Lapisan kedua lainnnya ditempati oleh Ambu, pada
dasarnya ambudekat
dengan kegiatan domestik dan keuangan (bendahara), sehingga umumnya jabatan ini
pun diisi oleh istri-istri dari petinggi adat. Fungsi yang paling substansial
pada lapisan kedua berada pada girang seurat, yang pada dasarnya
merupakan pemegang jabatan tertinggi kedua setelah pupuhu,
dan kerap juga diasosiasikan dengan fungsi sekretaris, hingga pihak yang
menampung berbagai nasihat untuk kebaikan pupuhu dan komunitasnya.
Pada zaman kerajaan, girang
seurat memegang fungsi yang vital dan bahkan dapat turut
memutuskan hal-hal yang sifatnya esensial. Pada saat ini, jabatan ini diketuai
oleh seorang yang sudah sejak lama terlibat dalam kegiatan budaya sunda di Kec.
Tamansari, namun pasca tahun 2010, perubahan cukup besar terjadi.
Pasca tahun 2010, pengelola jasa
wisata (marketing wisata)yang biasa mengerjakan
jasa pariwisata skala lokal mulai masuk dan menjadikan KBSB sebagai jasa wisata
unggulannya. Namun, masuknya pengelola jasa wisata
di KBSB tidak sebatas pada aspek eksternal, melainkan juga pada aspek internal
dan bahkan dimasukkan dalam struktur adat, atau lebih tepatnya sebagai anggota
utama di girang
seurat.
Seperti diketahui, girang
seurat merupakan jabatan yang strategis, sehingga secara tidak
langsung telah terjadi proses hibrida budaya yang telah eksis sejak masa lampau
dengan “budaya baru” yang dibawa oleh girang seuratversi baru tersebut
(selanjutnya disebut sebagai neo-girang seurat).
Budaya sebagai Inti Adat
Budaya sunda secara spesifik tidak hanya menyangkut aspek kesenian berupa tari-tarian maupun musik, melainkan juga aspek spritual dan seremonial. Secara aspek kesenian, KBSB telah berusaha memulihkan kembali seni-seni sunda seperti tari-tarian, bela diri hingga karawitan. Bahkan, kawasan KBSB secara rutin digunakan untuk pelatihan bagi peserta yang ingin mempelajari dan mendalami kesenian.

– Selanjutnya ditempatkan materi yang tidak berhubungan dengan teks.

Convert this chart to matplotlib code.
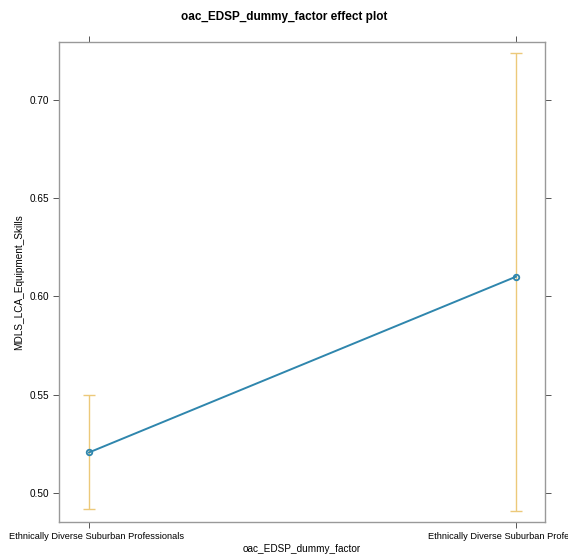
import matplotlib
matplotlib.use("Agg")
import matplotlib.pyplot as plt
import matplotlib.transforms as mtransforms
import numpy as np

categories = ["Ethnically Diverse Suburban Professionals", "Ethnically Diverse Suburban Professionals"]
fit = [0.5205, 0.610]
lower = [0.4919, 0.4908]
upper = [0.550, 0.724]
yticks = [0.50, 0.55, 0.60, 0.65, 0.70]

plt.rcParams['font.family'] = ['Liberation Sans', 'DejaVu Sans']
fig = plt.figure(figsize=(5.68, 5.55), dpi=100)
ax = fig.add_axes([59/568, 1-522/555, (545-59)/568, (522-42)/555])

x = np.arange(1, len(categories)+1)
fit_a = np.array(fit)
yerr = [fit_a - np.array(lower), np.array(upper) - fit_a]
ax.errorbar(x, fit, yerr=yerr, fmt='none', ecolor='#ecc97a', elinewidth=1.0, capsize=4, capthick=1.0, zorder=2)
ax.plot(x, fit, color='#2f86ad', lw=1.4, marker='o', ms=4, mfc='none', mec='#2f86ad', mew=1.3, zorder=3)

ax.set_xlim(0.9298, 2.068)
ax.set_ylim(0.4851, 0.7295)
ax.set_yticks(yticks)
ax.set_yticklabels([f"{v:.2f}" for v in yticks])
ax.set_xticks(x)
ax.set_xticklabels(categories)
for s in ax.spines.values():
    s.set_color('#999999')
    s.set_linewidth(1.0)
ax.tick_params(axis='both', direction='out', length=4, color='#555555', width=0.7,
               top=True, right=True, labeltop=False, labelright=False, pad=3)
ax.tick_params(axis='x', labelsize=6.7)
ax.tick_params(axis='y', labelsize=7.2)
# first label sits slightly right of its tick in the reference
lbl = ax.get_xticklabels()[0]
lbl.set_transform(lbl.get_transform() + mtransforms.ScaledTranslation(8/100, 0, fig.dpi_scale_trans))
ax.set_xlabel("oac_EDSP_dummy_factor", fontsize=7.2, labelpad=2)
ax.set_ylabel("MDLS_LCA_Equipment_Skills", fontsize=7.2, labelpad=4)
fig.text(0.5, 1-17/555, "oac_EDSP_dummy_factor effect plot", ha='center', va='center', fontsize=8.5, fontweight='bold')
fig.savefig("out.png", dpi=100)
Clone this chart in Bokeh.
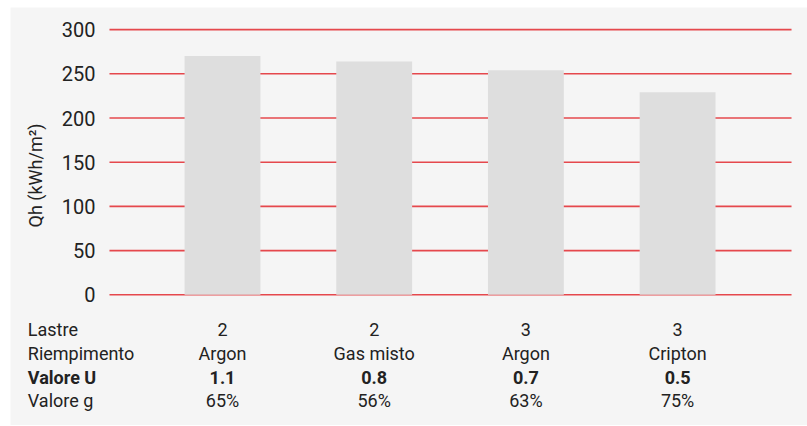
import math
from bokeh.plotting import figure
from bokeh.models import Range1d
from bokeh.core.properties import value
from bokeh.embed import file_html
from bokeh.resources import INLINE

# ---- data ----
categories = ["A", "B", "C", "D"]
qh_values = [270, 264, 254, 229]
y_ticks = [0, 50, 100, 150, 200, 250, 300]
y_tick_labels = ["0", "50", "100", "150", "200", "250", "300"]
row_labels = ["Lastre", "Riempimento", "Valore U", "Valore g"]
lastre = ["2", "2", "3", "3"]
riempimento = ["Argon", "Gas misto", "Argon", "Cripton"]
valore_u = ["1.1", "0.8", "0.7", "0.5"]
valore_g = ["65%", "56%", "63%", "75%"]
y_axis_label = "Qh (kWh/m²)"

# ---- style / layout ----
BG = "#f5f5f5"
BAR = "#dedede"
GRID = "#e5484d"
TXT = "#222222"
FONT = "Roboto"
X_RANGE = (-1.3975, 3.8563)
Y_RANGE = (-147.85, 325.0)
GRID_X = (-0.745, 3.751)          # horizontal extent of the gridlines
TICK_LABEL_X = -0.8372            # right edge of the y tick labels
AXIS_LABEL_POS = (-1.2327, 135)
ROW_Y = [-39.8, -66.4, -93.0, -119.6]   # table rows, below zero
LABEL_X = -1.2834                 # left column of the table

idx = list(range(len(categories)))

p = figure(width=797, height=418, output_backend="svg", toolbar_location=None,
           x_range=Range1d(*X_RANGE), y_range=Range1d(*Y_RANGE),
           x_axis_location=None, y_axis_location=None,
           min_border=0, margin=(7, 0, 1, 10))
p.background_fill_color = BG
p.border_fill_color = BG
p.outline_line_color = None
p.grid.visible = False

# gridlines at the y ticks
p.segment(x0=[GRID_X[0]] * len(y_ticks), x1=[GRID_X[1]] * len(y_ticks),
          y0=y_ticks, y1=y_ticks, line_color=GRID, line_width=1.6)

# bars
p.vbar(x=idx, top=qh_values, bottom=0, width=0.5, fill_color=BAR, line_color=None)

# y tick labels
p.text(x=[TICK_LABEL_X] * len(y_ticks), y=y_ticks, text=y_tick_labels,
       text_font=value(FONT), text_font_size=value("20px"), text_color=TXT,
       text_align="right", text_baseline="middle")

# y axis title
p.text(x=[AXIS_LABEL_POS[0]], y=[AXIS_LABEL_POS[1]], text=[y_axis_label],
       angle=math.pi / 2, text_font=value(FONT), text_font_size=value("18px"),
       text_color=TXT, text_align="center", text_baseline="middle")

# table under the bars
rows = [lastre, riempimento, valore_u, valore_g]
for k, (lab, vals) in enumerate(zip(row_labels, rows)):
    style = "bold" if lab == "Valore U" else "normal"
    p.text(x=[LABEL_X], y=[ROW_Y[k]], text=[lab], text_font=value(FONT),
           text_font_size=value("18px"), text_color=TXT, text_align="left",
           text_baseline="middle", text_font_style=style)
    p.text(x=idx, y=[ROW_Y[k]] * len(idx), text=vals, text_font=value(FONT),
           text_font_size=value("18px"), text_color=TXT, text_align="center",
           text_baseline="middle", text_font_style=style)

open("out.html", "w").write(file_html(p, INLINE))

Budaya sunda secara spesifik tidak hanya menyangkut aspek kesenian berupa tari-tarian maupun musik, melainkan juga aspek spritual dan seremonial. Secara aspek kesenian, KBSB telah berusaha memulihkan kembali seni-seni sunda seperti tari-tarian, bela diri hingga karawitan. Bahkan, kawasan KBSB secara rutin digunakan untuk pelatihan bagi peserta yang ingin mempelajari dan mendalami kesenian.
Tim penari dan musik di KBSB banyak
yang berlatih dari usia dini, hingga sekarang telah dewasa. Umumnya, tim penari
dan musik yang setiap minggu rutin berlatih di KBSB adalah mereka yang turut
mengisi kegiatan seremonial (seperti Upacara Serentaun) dan penyambutan apabila
ada kunjungan wisata ke KBSB dalam jumlah yang masif.

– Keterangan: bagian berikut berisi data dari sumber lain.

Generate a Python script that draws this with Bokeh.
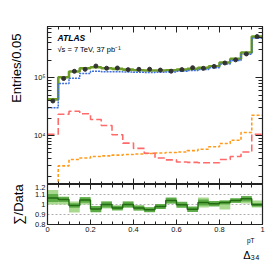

Upaya untuk menguatkan dan
mengembangkan basis kesenian sunda tersebut pada dasarnya merupakan salah satu
upaya nyata untuk mengembalikan dan mengenalkan kesenian sunda pada anak-anak,
dan cara tersebut nampaknya cukup berhasil jika melihat tingkat antusiasme dan
keberlanjutan pelaksanaan kesenian tersebut.
Inti budaya dari kebudayaan sunda
salah satunya adalah spiritualitas, pada aspek kesenian dan fisik, memang di
KBSB telah mampu menciptakan keberlanjutan dan ketertarikan tersendiri.

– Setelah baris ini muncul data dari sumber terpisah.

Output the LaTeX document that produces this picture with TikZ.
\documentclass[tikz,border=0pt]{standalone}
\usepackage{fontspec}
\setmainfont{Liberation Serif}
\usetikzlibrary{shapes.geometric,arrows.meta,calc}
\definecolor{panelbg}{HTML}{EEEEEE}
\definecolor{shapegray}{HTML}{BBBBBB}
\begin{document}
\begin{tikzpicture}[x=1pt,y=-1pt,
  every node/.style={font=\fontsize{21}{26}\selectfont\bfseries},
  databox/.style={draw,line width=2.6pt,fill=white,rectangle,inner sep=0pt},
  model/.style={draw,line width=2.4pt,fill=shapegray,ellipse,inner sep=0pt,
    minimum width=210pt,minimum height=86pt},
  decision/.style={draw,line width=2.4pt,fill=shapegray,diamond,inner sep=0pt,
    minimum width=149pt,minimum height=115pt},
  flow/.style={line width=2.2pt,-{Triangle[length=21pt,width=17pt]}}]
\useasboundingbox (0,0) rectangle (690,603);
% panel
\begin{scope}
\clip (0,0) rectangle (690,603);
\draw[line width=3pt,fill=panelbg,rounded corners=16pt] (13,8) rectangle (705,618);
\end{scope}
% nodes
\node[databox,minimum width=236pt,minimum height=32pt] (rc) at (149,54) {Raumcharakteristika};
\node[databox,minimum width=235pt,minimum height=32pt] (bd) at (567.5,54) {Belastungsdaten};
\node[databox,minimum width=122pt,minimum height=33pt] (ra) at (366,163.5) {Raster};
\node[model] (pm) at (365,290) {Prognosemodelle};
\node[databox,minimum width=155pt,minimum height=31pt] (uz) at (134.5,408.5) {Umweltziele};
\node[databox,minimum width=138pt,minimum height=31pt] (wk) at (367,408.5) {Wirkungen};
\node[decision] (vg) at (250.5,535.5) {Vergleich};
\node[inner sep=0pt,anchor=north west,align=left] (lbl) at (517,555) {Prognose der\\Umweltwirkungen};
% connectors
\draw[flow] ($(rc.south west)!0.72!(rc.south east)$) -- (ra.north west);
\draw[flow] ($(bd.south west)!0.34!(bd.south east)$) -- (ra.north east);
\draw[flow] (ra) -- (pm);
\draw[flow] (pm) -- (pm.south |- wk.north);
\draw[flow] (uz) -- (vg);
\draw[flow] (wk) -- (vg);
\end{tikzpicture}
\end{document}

Pertama, Upacara Serentaun,sebagai
bentuk penghormatan dan penghargaan terhadap sang pencipta yang terus dilakukan
secara rutin setiap tahun sejak tahun 2005 (atau pada saat gagasan awal
pendirian KBSB). Pelaksanaan Upacara Serentaun sejak didirikannya KBSB
juga tidak dilakukan secara parsial, atau banyak elemen kesenian yang
dikurangi. Karena KBSB juga melatih tari-menari serta penggunaan alat musik
sunda.
Pelaksanaan Upacara Serentaun memosisikan
kesenian sebagai bagian integral dari penghormatan terhadap leluruh dan juga
sang pencipta. Kegiatan ini merupakan salah satu kegiatan yang inklusif dan
masif, sehingga bukan tidak mungkin kegiatan ini juga turut menjadi ajang
interaksi sosial yang asosiatif dan mempererat tali kekerabatan (kinship).
Kedua,Upacara Nyebor,
pada dasarnya pelaksanaan upacara ini merupakan salah satu bentuk sinkretisme
antara budaya sunda dengan agama islam. Upacara ini bertujuan untuk
membersihkan diri dari segala nafsu dan hiruk pikuk duniawi. Pelaksanaan Upacara Nyebor juga
menjadi ajang dimana pihak KBSB meningkatkan dengan mayoritas penduduk di
sekitar kawasan KBSB.
Beberapa contoh tersebut
merefleksikan tata kelola dan mekanisme aturan yang khas, yang sangat melekat
dalam sistem kebudayaan sunda. Secara singkat, hal ini berarti juga merujuk
pada upaya mengembalikan diri pada “fitrah budaya sunda” dan menghargai tradisi
yang sudah ada dari leluhur. Arti budaya sebagai inti adat pun dapat dimaknai
sebagai sistem yang holistik, yang apabila melanggarnya akan terkena sanksi
atau “hukuman” tersendiri.
Sumber tulisan:
Wawancara dengan pengurus Kampung Adat Sindang Barang (Ukad),
Emak Bedah dan masyarkat sekitar Kampung Sindang Barang.